* Start DATA BLOCK *

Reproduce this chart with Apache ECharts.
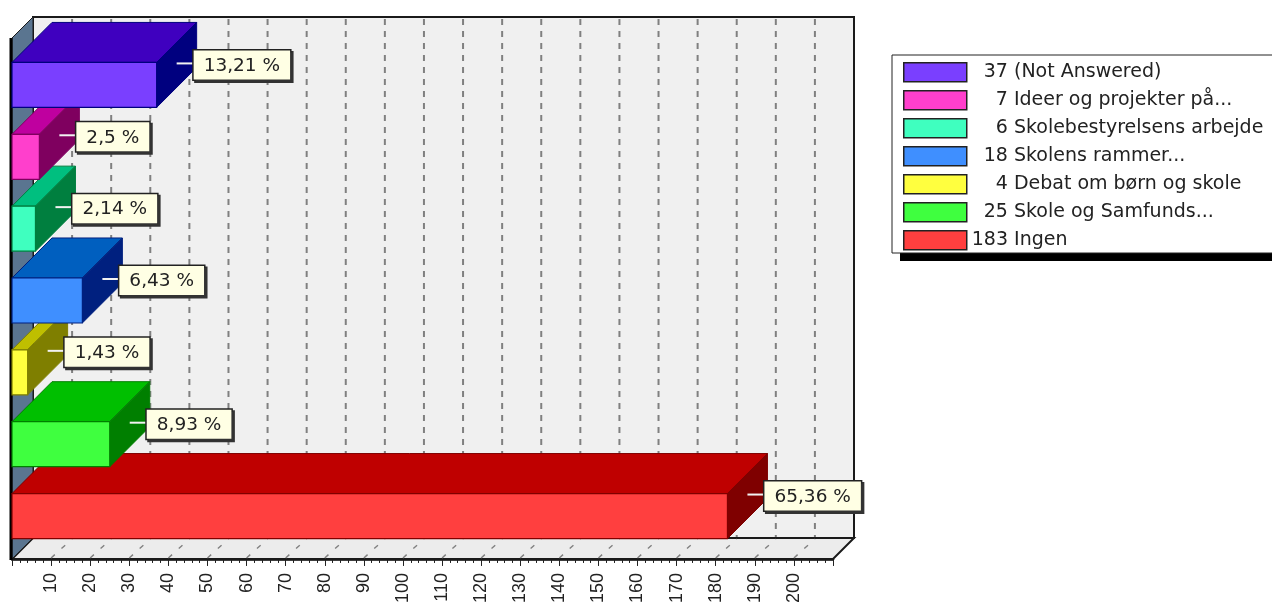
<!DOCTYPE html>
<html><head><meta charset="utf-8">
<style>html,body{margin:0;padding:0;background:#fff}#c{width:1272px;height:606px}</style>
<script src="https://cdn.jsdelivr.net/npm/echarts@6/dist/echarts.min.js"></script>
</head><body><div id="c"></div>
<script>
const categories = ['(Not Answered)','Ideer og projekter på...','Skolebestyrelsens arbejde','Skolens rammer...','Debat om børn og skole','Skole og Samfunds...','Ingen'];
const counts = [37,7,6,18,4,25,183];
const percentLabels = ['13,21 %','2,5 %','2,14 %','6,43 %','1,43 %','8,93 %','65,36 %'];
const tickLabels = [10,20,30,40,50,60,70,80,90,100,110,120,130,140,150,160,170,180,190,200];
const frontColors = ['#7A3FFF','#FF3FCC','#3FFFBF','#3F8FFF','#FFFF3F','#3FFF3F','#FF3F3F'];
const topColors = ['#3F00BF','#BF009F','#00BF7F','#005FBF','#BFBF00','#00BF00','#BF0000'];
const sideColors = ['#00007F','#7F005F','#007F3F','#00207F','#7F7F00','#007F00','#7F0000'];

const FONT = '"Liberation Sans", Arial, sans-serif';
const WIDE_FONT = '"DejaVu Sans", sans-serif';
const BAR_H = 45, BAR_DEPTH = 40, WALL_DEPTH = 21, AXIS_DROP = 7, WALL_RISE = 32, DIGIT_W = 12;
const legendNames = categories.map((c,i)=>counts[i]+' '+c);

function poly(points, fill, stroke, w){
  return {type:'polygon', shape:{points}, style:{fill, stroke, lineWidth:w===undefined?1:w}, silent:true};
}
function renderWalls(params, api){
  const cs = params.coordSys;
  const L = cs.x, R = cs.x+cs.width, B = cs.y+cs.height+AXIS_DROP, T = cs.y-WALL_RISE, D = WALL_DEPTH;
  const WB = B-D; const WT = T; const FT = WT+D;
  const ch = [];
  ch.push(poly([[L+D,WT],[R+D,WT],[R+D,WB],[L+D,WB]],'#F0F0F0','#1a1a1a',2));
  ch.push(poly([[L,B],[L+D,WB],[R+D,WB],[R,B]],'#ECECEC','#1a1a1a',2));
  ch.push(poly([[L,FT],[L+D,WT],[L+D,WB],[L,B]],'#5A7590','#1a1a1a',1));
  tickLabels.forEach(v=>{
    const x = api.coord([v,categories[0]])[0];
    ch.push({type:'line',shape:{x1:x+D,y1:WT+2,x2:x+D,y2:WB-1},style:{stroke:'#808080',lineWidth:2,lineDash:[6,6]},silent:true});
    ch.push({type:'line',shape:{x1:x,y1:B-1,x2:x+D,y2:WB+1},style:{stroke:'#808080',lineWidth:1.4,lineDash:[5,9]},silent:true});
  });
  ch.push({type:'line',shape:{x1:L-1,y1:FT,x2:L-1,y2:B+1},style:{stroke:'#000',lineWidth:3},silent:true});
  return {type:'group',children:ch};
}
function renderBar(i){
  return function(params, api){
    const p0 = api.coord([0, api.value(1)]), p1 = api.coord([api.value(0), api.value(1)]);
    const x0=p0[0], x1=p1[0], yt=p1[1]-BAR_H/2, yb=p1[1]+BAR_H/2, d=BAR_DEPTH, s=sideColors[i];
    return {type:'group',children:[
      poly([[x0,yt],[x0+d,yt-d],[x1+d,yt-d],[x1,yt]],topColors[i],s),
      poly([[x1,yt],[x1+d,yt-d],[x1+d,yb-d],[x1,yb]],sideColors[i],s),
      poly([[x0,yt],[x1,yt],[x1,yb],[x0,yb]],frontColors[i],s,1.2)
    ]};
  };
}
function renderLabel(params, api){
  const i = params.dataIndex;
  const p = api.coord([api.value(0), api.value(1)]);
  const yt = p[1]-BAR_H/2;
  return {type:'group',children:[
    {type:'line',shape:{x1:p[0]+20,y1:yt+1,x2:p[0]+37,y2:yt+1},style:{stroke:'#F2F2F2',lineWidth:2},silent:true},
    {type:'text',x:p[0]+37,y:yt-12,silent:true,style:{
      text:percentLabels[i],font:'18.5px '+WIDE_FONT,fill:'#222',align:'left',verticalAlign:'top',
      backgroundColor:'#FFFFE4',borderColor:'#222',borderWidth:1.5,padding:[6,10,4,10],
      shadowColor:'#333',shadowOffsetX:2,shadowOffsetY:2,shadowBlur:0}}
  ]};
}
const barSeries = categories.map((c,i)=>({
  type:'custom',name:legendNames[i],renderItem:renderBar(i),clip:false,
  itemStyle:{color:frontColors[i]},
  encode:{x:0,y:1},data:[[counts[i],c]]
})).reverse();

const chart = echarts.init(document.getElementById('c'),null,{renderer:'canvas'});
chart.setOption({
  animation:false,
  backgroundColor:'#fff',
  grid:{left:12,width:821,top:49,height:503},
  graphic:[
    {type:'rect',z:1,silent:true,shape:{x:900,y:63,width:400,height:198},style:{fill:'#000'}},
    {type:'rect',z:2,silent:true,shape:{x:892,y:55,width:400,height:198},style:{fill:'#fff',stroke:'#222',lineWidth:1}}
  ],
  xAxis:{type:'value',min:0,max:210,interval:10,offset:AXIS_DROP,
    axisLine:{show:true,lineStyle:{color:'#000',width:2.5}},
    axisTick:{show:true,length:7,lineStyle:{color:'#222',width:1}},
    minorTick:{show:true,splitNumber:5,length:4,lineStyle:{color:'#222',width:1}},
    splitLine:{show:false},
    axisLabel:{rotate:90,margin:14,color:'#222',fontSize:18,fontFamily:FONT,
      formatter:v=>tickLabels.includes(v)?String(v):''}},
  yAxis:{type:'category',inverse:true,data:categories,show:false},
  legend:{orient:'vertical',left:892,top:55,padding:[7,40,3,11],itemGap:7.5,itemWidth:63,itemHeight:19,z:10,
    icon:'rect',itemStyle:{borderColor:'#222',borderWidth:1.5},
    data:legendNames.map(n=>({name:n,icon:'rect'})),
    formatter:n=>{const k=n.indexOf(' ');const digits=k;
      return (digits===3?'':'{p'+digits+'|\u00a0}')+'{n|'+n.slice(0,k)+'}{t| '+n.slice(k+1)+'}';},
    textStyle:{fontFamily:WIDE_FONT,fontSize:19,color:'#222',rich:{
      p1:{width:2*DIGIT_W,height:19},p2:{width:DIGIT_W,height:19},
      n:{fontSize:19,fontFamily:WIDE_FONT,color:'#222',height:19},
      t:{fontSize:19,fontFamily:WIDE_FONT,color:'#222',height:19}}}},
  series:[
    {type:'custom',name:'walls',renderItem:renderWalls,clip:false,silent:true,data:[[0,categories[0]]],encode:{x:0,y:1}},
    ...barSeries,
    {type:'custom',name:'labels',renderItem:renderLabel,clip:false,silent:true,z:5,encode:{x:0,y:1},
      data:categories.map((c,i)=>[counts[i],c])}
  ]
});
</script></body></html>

* End DATA BLOCK *

**EXERCISE BRIEF**
Repeat, with no pictures, each line from the beginning of the data through the line containing "const legendNames = categories.map((c,i)=>counts[i]+'", inclusive.

**RESPONSE TO THE EXERCISE**
Reproduce this chart with Apache ECharts.
<!DOCTYPE html>
<html><head><meta charset="utf-8">
<style>html,body{margin:0;padding:0;background:#fff}#c{width:1272px;height:606px}</style>
<script src="https://cdn.jsdelivr.net/npm/echarts@6/dist/echarts.min.js"></script>
</head><body><div id="c"></div>
<script>
const categories = ['(Not Answered)','Ideer og projekter på...','Skolebestyrelsens arbejde','Skolens rammer...','Debat om børn og skole','Skole og Samfunds...','Ingen'];
const counts = [37,7,6,18,4,25,183];
const percentLabels = ['13,21 %','2,5 %','2,14 %','6,43 %','1,43 %','8,93 %','65,36 %'];
const tickLabels = [10,20,30,40,50,60,70,80,90,100,110,120,130,140,150,160,170,180,190,200];
const frontColors = ['#7A3FFF','#FF3FCC','#3FFFBF','#3F8FFF','#FFFF3F','#3FFF3F','#FF3F3F'];
const topColors = ['#3F00BF','#BF009F','#00BF7F','#005FBF','#BFBF00','#00BF00','#BF0000'];
const sideColors = ['#00007F','#7F005F','#007F3F','#00207F','#7F7F00','#007F00','#7F0000'];

const FONT = '"Liberation Sans", Arial, sans-serif';
const WIDE_FONT = '"DejaVu Sans", sans-serif';
const BAR_H = 45, BAR_DEPTH = 40, WALL_DEPTH = 21, AXIS_DROP = 7, WALL_RISE = 32, DIGIT_W = 12;
const legendNames = categories.map((c,i)=>counts[i]+' '+c);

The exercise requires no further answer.